**Given data:**

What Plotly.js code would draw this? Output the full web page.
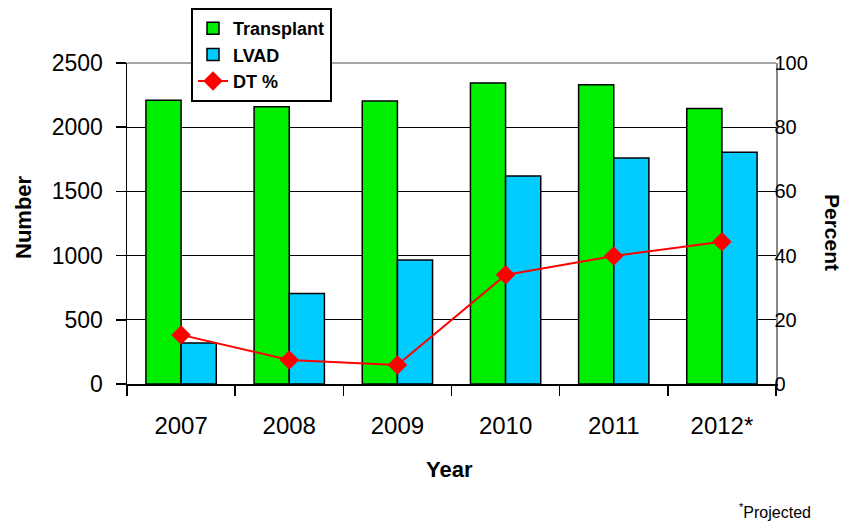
<!DOCTYPE html>
<html>
<head>
<meta charset="utf-8">
<script src="https://cdn.plot.ly/plotly-3.0.1.min.js"></script>
<style>html,body{margin:0;padding:0;background:#fff;}#chart{width:845px;height:522px;}</style>
</head>
<body>
<div id="chart"></div>
<script>
const years = ["2007", "2008", "2009", "2010", "2011", "2012*"];
const transplant = [2210, 2160, 2205, 2345, 2330, 2145];
const lvad = [320, 705, 965, 1620, 1760, 1805];
const dtPercent = [15.3, 7.5, 5.9, 34, 39.9, 44.3];
const leftTicks = [0, 500, 1000, 1500, 2000, 2500];
const rightTicks = [0, 20, 40, 60, 80, 100];

const FONT = "Liberation Sans, Arial, sans-serif";

const traces = [
  {
    type: "bar", name: "Transplant", x: years, y: transplant,
    marker: {color: "#00EE00", line: {color: "#000", width: 1.5}}
  },
  {
    type: "bar", name: "LVAD", x: years, y: lvad,
    marker: {color: "#00CCFF", line: {color: "#000", width: 1.5}}
  },
  {
    type: "scatter", mode: "lines+markers", name: "DT %", x: years, y: dtPercent,
    yaxis: "y2",
    line: {color: "#FF0000", width: 2},
    marker: {symbol: "diamond", size: 15, color: "#FF0000"}
  }
];

const layout = {
  width: 845, height: 522,
  margin: {l: 127, r: 69, t: 63, b: 138, autoexpand: false},
  paper_bgcolor: "#fff", plot_bgcolor: "#fff",
  font: {family: FONT, color: "#000"},
  barmode: "group", bargap: 0.35, bargroupgap: 0,
  showlegend: true,
  legend: {
    xref: "container", yref: "container",
    x: 191/845, y: 1 - 8/522, xanchor: "left", yanchor: "top",
    bgcolor: "#fff", bordercolor: "#000", borderwidth: 2,
    font: {family: FONT, size: 18, color: "#000", weight: "bold"},
    tracegroupgap: 0, itemwidth: 30
  },
  xaxis: {
    type: "category",
    showline: true, linecolor: "#000", linewidth: 1.5,
    ticks: "outside", tickson: "boundaries", ticklen: 10, tickcolor: "#000", tickwidth: 1.5,
    tickfont: {family: FONT, size: 24, color: "#000"},
    ticklabelstandoff: 20,
    showgrid: false, zeroline: false, fixedrange: true
  },
  yaxis: {
    range: [0, 2500], tickmode: "array", tickvals: leftTicks,
    showline: true, linecolor: "#000", linewidth: 1.5,
    ticks: "outside", ticklen: 10, tickcolor: "#000", tickwidth: 1.5,
    tickfont: {family: FONT, size: 23, color: "#000"},
    ticklabelstandoff: 8,
    showgrid: true, gridcolor: "#000", gridwidth: 1.2,
    zeroline: false, fixedrange: true
  },
  yaxis2: {
    range: [0, 100], tickmode: "array", tickvals: rightTicks, overlaying: "y", side: "right",
    showline: true, linecolor: "#888", linewidth: 1.5,
    ticks: "", tickfont: {family: FONT, size: 20, color: "#000"},
    ticklabelstandoff: -7,
    showgrid: false, zeroline: false, fixedrange: true
  },
  shapes: [
    {type: "line", xref: "paper", yref: "paper", x0: 0, x1: 1, y0: 1, y1: 1,
     line: {color: "#888", width: 1.5}}
  ],
  annotations: [
    {text: "<b>Number</b>", xref: "paper", yref: "paper", x: (23 - 127) / 649, y: (384 - 217) / 321,
     xanchor: "center", yanchor: "middle",
     textangle: -90, showarrow: false, font: {family: FONT, size: 22, color: "#000"}},
    {text: "<b>Percent</b>", xref: "paper", yref: "paper", x: (832 - 127) / 649, y: (384 - 232) / 321,
     xanchor: "center", yanchor: "middle",
     textangle: 90, showarrow: false, font: {family: FONT, size: 21, color: "#000"}},
    {text: "<b>Year</b>", xref: "paper", yref: "paper", x: (449 - 127) / 649, y: (384 - 469) / 321,
     xanchor: "center", yanchor: "middle",
     showarrow: false, font: {family: FONT, size: 22, color: "#000"}},
    {text: "<sup>*</sup>Projected", xref: "paper", yref: "paper",
     x: (775 - 127) / 649, y: (384 - 511) / 321, xanchor: "center", yanchor: "middle",
     showarrow: false, font: {family: FONT, size: 16, color: "#000"}}
  ]
};

Plotly.newPlot("chart", traces, layout, {displayModeBar: false, staticPlot: true});
</script>
</body>
</html>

**Stated problem:** Omit each picture, then return all of the listing exactly as it stands.

**Exercise answer:**
What Plotly.js code would draw this? Output the full web page.
<!DOCTYPE html>
<html>
<head>
<meta charset="utf-8">
<script src="https://cdn.plot.ly/plotly-3.0.1.min.js"></script>
<style>html,body{margin:0;padding:0;background:#fff;}#chart{width:845px;height:522px;}</style>
</head>
<body>
<div id="chart"></div>
<script>
const years = ["2007", "2008", "2009", "2010", "2011", "2012*"];
const transplant = [2210, 2160, 2205, 2345, 2330, 2145];
const lvad = [320, 705, 965, 1620, 1760, 1805];
const dtPercent = [15.3, 7.5, 5.9, 34, 39.9, 44.3];
const leftTicks = [0, 500, 1000, 1500, 2000, 2500];
const rightTicks = [0, 20, 40, 60, 80, 100];

const FONT = "Liberation Sans, Arial, sans-serif";

const traces = [
  {
    type: "bar", name: "Transplant", x: years, y: transplant,
    marker: {color: "#00EE00", line: {color: "#000", width: 1.5}}
  },
  {
    type: "bar", name: "LVAD", x: years, y: lvad,
    marker: {color: "#00CCFF", line: {color: "#000", width: 1.5}}
  },
  {
    type: "scatter", mode: "lines+markers", name: "DT %", x: years, y: dtPercent,
    yaxis: "y2",
    line: {color: "#FF0000", width: 2},
    marker: {symbol: "diamond", size: 15, color: "#FF0000"}
  }
];

const layout = {
  width: 845, height: 522,
  margin: {l: 127, r: 69, t: 63, b: 138, autoexpand: false},
  paper_bgcolor: "#fff", plot_bgcolor: "#fff",
  font: {family: FONT, color: "#000"},
  barmode: "group", bargap: 0.35, bargroupgap: 0,
  showlegend: true,
  legend: {
    xref: "container", yref: "container",
    x: 191/845, y: 1 - 8/522, xanchor: "left", yanchor: "top",
    bgcolor: "#fff", bordercolor: "#000", borderwidth: 2,
    font: {family: FONT, size: 18, color: "#000", weight: "bold"},
    tracegroupgap: 0, itemwidth: 30
  },
  xaxis: {
    type: "category",
    showline: true, linecolor: "#000", linewidth: 1.5,
    ticks: "outside", tickson: "boundaries", ticklen: 10, tickcolor: "#000", tickwidth: 1.5,
    tickfont: {family: FONT, size: 24, color: "#000"},
    ticklabelstandoff: 20,
    showgrid: false, zeroline: false, fixedrange: true
  },
  yaxis: {
    range: [0, 2500], tickmode: "array", tickvals: leftTicks,
    showline: true, linecolor: "#000", linewidth: 1.5,
    ticks: "outside", ticklen: 10, tickcolor: "#000", tickwidth: 1.5,
    tickfont: {family: FONT, size: 23, color: "#000"},
    ticklabelstandoff: 8,
    showgrid: true, gridcolor: "#000", gridwidth: 1.2,
    zeroline: false, fixedrange: true
  },
  yaxis2: {
    range: [0, 100], tickmode: "array", tickvals: rightTicks, overlaying: "y", side: "right",
    showline: true, linecolor: "#888", linewidth: 1.5,
    ticks: "", tickfont: {family: FONT, size: 20, color: "#000"},
    ticklabelstandoff: -7,
    showgrid: false, zeroline: false, fixedrange: true
  },
  shapes: [
    {type: "line", xref: "paper", yref: "paper", x0: 0, x1: 1, y0: 1, y1: 1,
     line: {color: "#888", width: 1.5}}
  ],
  annotations: [
    {text: "<b>Number</b>", xref: "paper", yref: "paper", x: (23 - 127) / 649, y: (384 - 217) / 321,
     xanchor: "center", yanchor: "middle",
     textangle: -90, showarrow: false, font: {family: FONT, size: 22, color: "#000"}},
    {text: "<b>Percent</b>", xref: "paper", yref: "paper", x: (832 - 127) / 649, y: (384 - 232) / 321,
     xanchor: "center", yanchor: "middle",
     textangle: 90, showarrow: false, font: {family: FONT, size: 21, color: "#000"}},
    {text: "<b>Year</b>", xref: "paper", yref: "paper", x: (449 - 127) / 649, y: (384 - 469) / 321,
     xanchor: "center", yanchor: "middle",
     showarrow: false, font: {family: FONT, size: 22, color: "#000"}},
    {text: "<sup>*</sup>Projected", xref: "paper", yref: "paper",
     x: (775 - 127) / 649, y: (384 - 511) / 321, xanchor: "center", yanchor: "middle",
     showarrow: false, font: {family: FONT, size: 16, color: "#000"}}
  ]
};

Plotly.newPlot("chart", traces, layout, {displayModeBar: false, staticPlot: true});
</script>
</body>
</html>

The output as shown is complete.